Samuel ? Il est passé d’établissements en familles d’accueil, connaissant échec après échec. S’il manifeste beaucoup de violence et souffre de phobie scolaire le contraignant à une déscolarisation récurrente, il a une passion : l’ordinateur. A son arrivée, le lieu de vie lui en a acheté un, convenant avec lui d’un planning d’activités sur la semaine, avec comme seule obligation d’en présenter le résultat le vendredi devant les autres jeunes. Les épisodes de violence se sont estompés petit à petit. Samuel a cherché et trouvé un service civique, donnant toute satisfaction à ses employeurs.
Samuel s’est stabilisé. Il n’y a aucun doute, il ne risque pas d’être fragilisé par son départ brutal de ce lieu de vie.
Marin ? Il est arrivé au lieu de vie à la suite de différents placements qui ont pris fin, suite à ses passages à l’acte. A son arrivée, il passe beaucoup de temps dans sa chambre. Tout doucement, il se tourne vers les adultes avec qui il tisse un lien de confiance. Avec leur soutien, il a pu gérer sa phobie scolaire, en négociant avec le collège un temps en présentiel et un autre temps de travail en distanciel. Il a fini par se confier sur des choix de vie qu’il a du mal à gérer seul.
Pas de souci à se faire : l’évolution positive de Marin ne peut être menacée par la fermeture du lieu de vie. De toute façon, ce n’est pas le problème de l’ASE de l’Orne. L’adolescent n’habite pas, lui non plus, son département.
Sébastien ? A son arrivée il était en décrochage scolaire depuis un an et demi. Encouragé par l’équipe, il a tenté un retour complet au collège. Après sa première demi-journée, il a été pris à nouveau de panique et d’angoisse. Il revient en pleurs, tremblant et ayant du mal à se contrôler. Il faudra beaucoup de patience, pour qu’il reprenne le chemin de l’école. Il est accompagné en classe, par un adulte du lieu de vie, dans trois matières qu’il a choisies, ce même adulte travaillant avec lui d’autres cours au lieu de vie. Aujourd’hui, il arrive à prendre la parole en cours, ce qu’il ne faisait pas jusque-là.

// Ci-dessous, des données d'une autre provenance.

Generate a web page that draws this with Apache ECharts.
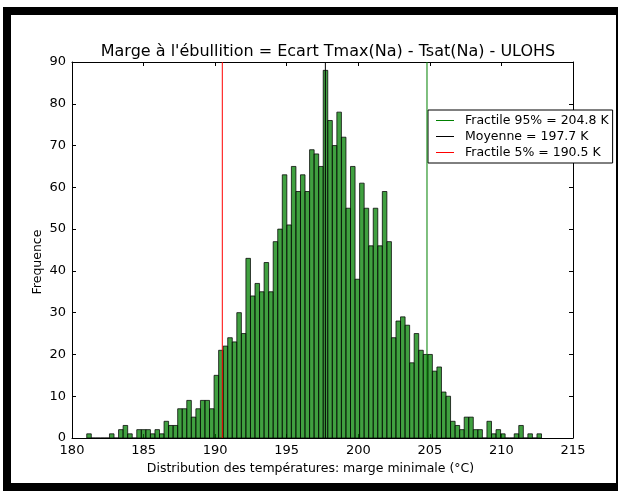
<!DOCTYPE html>
<html lang="fr" style="height: 100%">
<head>
    <meta charset="utf-8">
    <title>Marge à l'ébullition</title>
</head>
<body style="height: 100%; margin: 0; background: #fff">
    <div id="container" style="width: 618px; height: 491px"></div>
    <script src="https://cdn.jsdelivr.net/npm/echarts@6/dist/echarts.min.js"></script>
    <script>
        // histogramme : 100 classes entre binMin et binMax
        var binMin = 181.03;
        var binMax = 212.80;
        var counts = [
            1, 0, 0, 0, 0, 1, 0, 2, 3, 1,
            0, 2, 2, 2, 1, 2, 1, 4, 3, 3,
            7, 7, 9, 5, 7, 9, 9, 7, 15, 21,
            22, 24, 23, 30, 25, 43, 34, 37, 35, 42,
            35, 47, 50, 63, 51, 65, 59, 63, 59, 69,
            68, 65, 88, 76, 70, 78, 72, 55, 65, 38,
            61, 55, 46, 55, 46, 59, 47, 24, 28, 29,
            27, 18, 25, 21, 20, 20, 16, 17, 11, 10,
            4, 3, 2, 5, 5, 2, 2, 0, 4, 1,
            2, 1, 0, 0, 1, 3, 0, 1, 0, 1
        ];
        // lignes verticales (fractiles et moyenne)
        var lineNames = ['Fractile 95% = 204.8 K', 'Moyenne = 197.7 K', 'Fractile 5% = 190.5 K'];
        var lineValues = [204.8, 197.7, 190.5];
        var lineColors = ['#008000', '#000000', '#ff0000'];
        var xTicks = [180, 215, 5];
        var yTicks = [0, 90, 10];

        var binWidth = (binMax - binMin) / counts.length;
        var bins = counts.map(function (c, i) {
            return [binMin + i * binWidth, binMin + (i + 1) * binWidth, c];
        });

        var dom = document.getElementById('container');
        var myChart = echarts.init(dom, null, { renderer: 'canvas' });

        var font = 'DejaVu Sans';
        var axisBase = {
            type: 'value',
            axisLine: { show: true, onZero: false, lineStyle: { color: '#000', width: 1 } },
            axisTick: { show: true, inside: true, length: 4, lineStyle: { color: '#000' } },
            splitLine: { show: false },
            axisLabel: { color: '#000', fontFamily: font, fontSize: 13, margin: 6 }
        };
        function axis(extra) { return Object.assign({}, JSON.parse(JSON.stringify(axisBase)), extra); }

        var lineSeries = lineValues.map(function (v, k) {
            return {
                name: lineNames[k],
                type: 'line',
                symbol: 'none',
                silent: true,
                z: 5,
                lineStyle: { color: lineColors[k], width: 1 },
                itemStyle: { color: lineColors[k] },
                data: [[v, yTicks[0]], [v, yTicks[1]]]
            };
        });

        var option = {
            animation: false,
            textStyle: { fontFamily: font },
            title: {
                text: "Marge à l'ébullition = Ecart Tmax(Na) - Tsat(Na) - ULOHS",
                left: 323,
                top: 39,
                textAlign: 'center',
                textStyle: { fontFamily: font, fontSize: 16, fontWeight: 'normal', color: '#000' }
            },
            grid: { left: 72, right: 45, top: 62, bottom: 53, containLabel: false },
            legend: {
                orient: 'vertical',
                left: 428,
                top: 110,
                width: 186,
                data: lineNames,
                backgroundColor: '#fff',
                borderColor: '#000',
                borderWidth: 1,
                borderRadius: 0,
                padding: [4, 4, 4, 8],
                itemGap: 3,
                itemWidth: 18,
                itemHeight: 14,
                icon: 'path://M0,6 L18,6 L18,7 L0,7 Z',
                textStyle: { fontFamily: font, fontSize: 12.5, color: '#000', padding: [0, 0, 0, 6] }
            },
            xAxis: [
                axis({
                    min: xTicks[0], max: xTicks[1], interval: xTicks[2],
                    position: 'bottom',
                    name: 'Distribution des températures: marge minimale (°C)',
                    nameLocation: 'middle',
                    nameGap: 21,
                    nameTextStyle: { fontFamily: font, fontSize: 12.5, color: '#000', padding: [0, 24, 0, 0] }
                }),
                axis({
                    min: xTicks[0], max: xTicks[1], interval: xTicks[2],
                    position: 'top',
                    axisLabel: { show: false }
                })
            ],
            yAxis: [
                axis({
                    min: yTicks[0], max: yTicks[1], interval: yTicks[2],
                    position: 'left',
                    name: 'Frequence',
                    nameLocation: 'middle',
                    nameGap: 28,
                    nameMoveOverlap: false,
                    nameTextStyle: { fontFamily: font, fontSize: 12.5, color: '#000', padding: [0, 24, 0, 0] }
                }),
                axis({
                    min: yTicks[0], max: yTicks[1], interval: yTicks[2],
                    position: 'right',
                    axisLabel: { show: false }
                })
            ],
            graphic: [{
                type: 'rect',
                z: 100,
                silent: true,
                shape: { x: 7, y: 11, width: 613, height: 476 },
                style: { fill: null, stroke: '#000', lineWidth: 8 }
            }],
            series: [{
                type: 'custom',
                z: 2,
                renderItem: function (params, api) {
                    var p0 = api.coord([api.value(0), api.value(2)]);
                    var p1 = api.coord([api.value(1), 0]);
                    return {
                        type: 'rect',
                        shape: { x: p0[0], y: p0[1], width: p1[0] - p0[0], height: p1[1] - p0[1] },
                        style: { fill: 'rgba(0,128,0,0.75)', stroke: 'rgba(0,0,0,0.75)', lineWidth: 1 }
                    };
                },
                encode: { x: [0, 1], y: 2 },
                data: bins
            }].concat(lineSeries)
        };

        myChart.setOption(option);
        window.addEventListener('resize', myChart.resize);
    </script>
</body>
</html>
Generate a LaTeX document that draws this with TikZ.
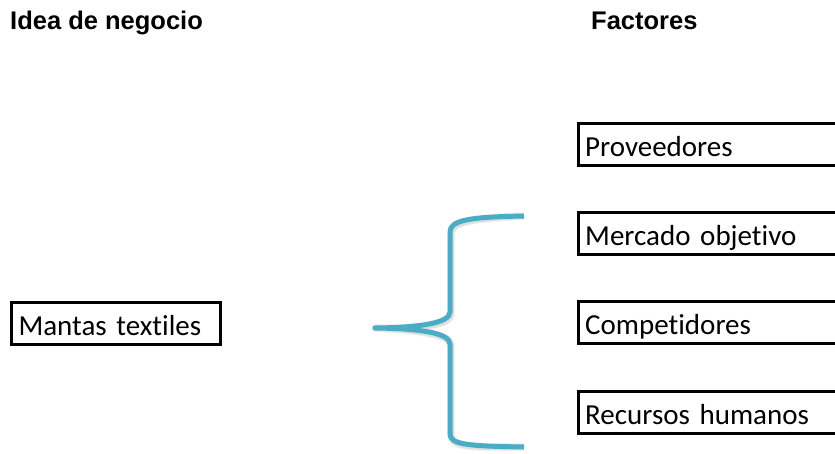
\documentclass[tikz,border=0pt]{standalone}
\usepackage{fontspec}
\setmainfont{Carlito}[RawFeature={-liga;-clig}]
\newfontfamily\headfont{Liberation Sans}
\definecolor{braceblue}{HTML}{4BACC6}

\begin{document}
\begin{tikzpicture}[x=1pt,y=-1pt,
  boxbase/.style={draw=black, line width=3pt, outer sep=0pt, anchor=north west,
    inner xsep=7pt, inner ysep=0pt, text height=33pt, text depth=9pt,
    align=left, font=\fontsize{29}{32}\selectfont},
  factor/.style={boxbase, text width=262pt},
  idea/.style={boxbase, text width=194.5pt},
  header/.style={anchor=base west, inner sep=0pt,
    font=\headfont\bfseries\fontsize{25.5}{28}\selectfont},
  bracestroke/.style={line width=5pt, line join=round}]
\useasboundingbox (0,0) rectangle (835,453);
\clip (0,0) rectangle (835,453);
\fill[white] (0,0) rectangle (835,453);

% column headings
\node[header] (hidea) at (10,29.3) {Idea de negocio};
\node[header] (hfact) at (591,29.3) {Factores};

% business idea
\node[idea] (mantas) at (11.5,302.3) {Mantas textiles};

% factor boxes (open towards the right margin)
\node[factor] (prov) at (578.2,123.3) {Proveedores};
\node[factor] (merc) at (578.2,212.5) {Mercado objetivo};
\node[factor] (comp) at (578.2,301.8) {Competidores};
\node[factor] (recu) at (578.2,391.0) {Recursos humanos};

% curly brace grouping the factors, with a soft shadow
\coordinate (btop) at (524,216);
\coordinate (btip) at (375,328);
\coordinate (bbot) at (524,447);
\def\bracepath{(btop) .. controls (470,217) and (450,220) .. (450,232)
  -- (450,312) .. controls (450,323) and (420,327.5) .. (btip)
  .. controls (420,328.5) and (450,333) .. (450,344)
  -- (450,434) .. controls (450,445) and (470,446) .. (bbot)}
\begin{scope}[shift={(1.2,1.8)}]
  \draw[bracestroke, black, opacity=0.05, line width=8pt] \bracepath;
  \draw[bracestroke, black, opacity=0.08, line width=6pt] \bracepath;
\end{scope}
\draw[bracestroke, braceblue] \bracepath;
\end{tikzpicture}
\end{document}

Comme on peut s’en douter, Sébastien vivra, comme une chance, son départ brutal du Petit Bois. Tout est réglé pour lui !
Rayan ? Depuis son arrivée, ses troubles du comportement n’ont jamais vraiment disparu. Sa scolarité se répartit entre deux matinées d’ateliers au sein du lieu de vie supervisé par les enseignants du collège et la présence au collège avec le permanent du lieu de vie ou une AVS (aide à la vie scolaire). L’année a connu des hauts et des bas. Mais elle a permis une orientation pré professionnelle pour concrétiser le rêve de l’adolescent : devenir agriculteur. Ses maîtres de stage sont ravis au point d’envisager un apprentissage pour Rayan s’il continue sur cette lancée.
Rayan progresse bien. Mais, il a encore grand besoin de la continuité du soutien des professionnel. Tant pis, pour lui !
Tom, Robin, Valentin, Samuel, Marin, Sébastien et Rayan ont reçu de Monsieur le Président du Conseil départemental de l’Orne et de son service de l’Aide sociale à l’enfance un triple cadeau de noël : la rupture de la relation avec les adultes qui avaient réussi à tisser avec eux un vrai lien de confiance ; le départ précipité d’un lieu de vie où ils avaient trouvé leur place et où ils progressaient ; une nouvelle cassure dans leur parcours douloureux. Ils ne peuvent qu’en être profondément reconnaissants.
On comprend combien la « signature du mandat de gestion » était essentielle à leur développement, leur équilibre et leur épanouissement.
On ne peut que reconnaître à cette administration combien « La préoccupation première et quotidienne du Département est de tout mettre en œuvre dans l’intérêt des jeunes et leur mieux-être ».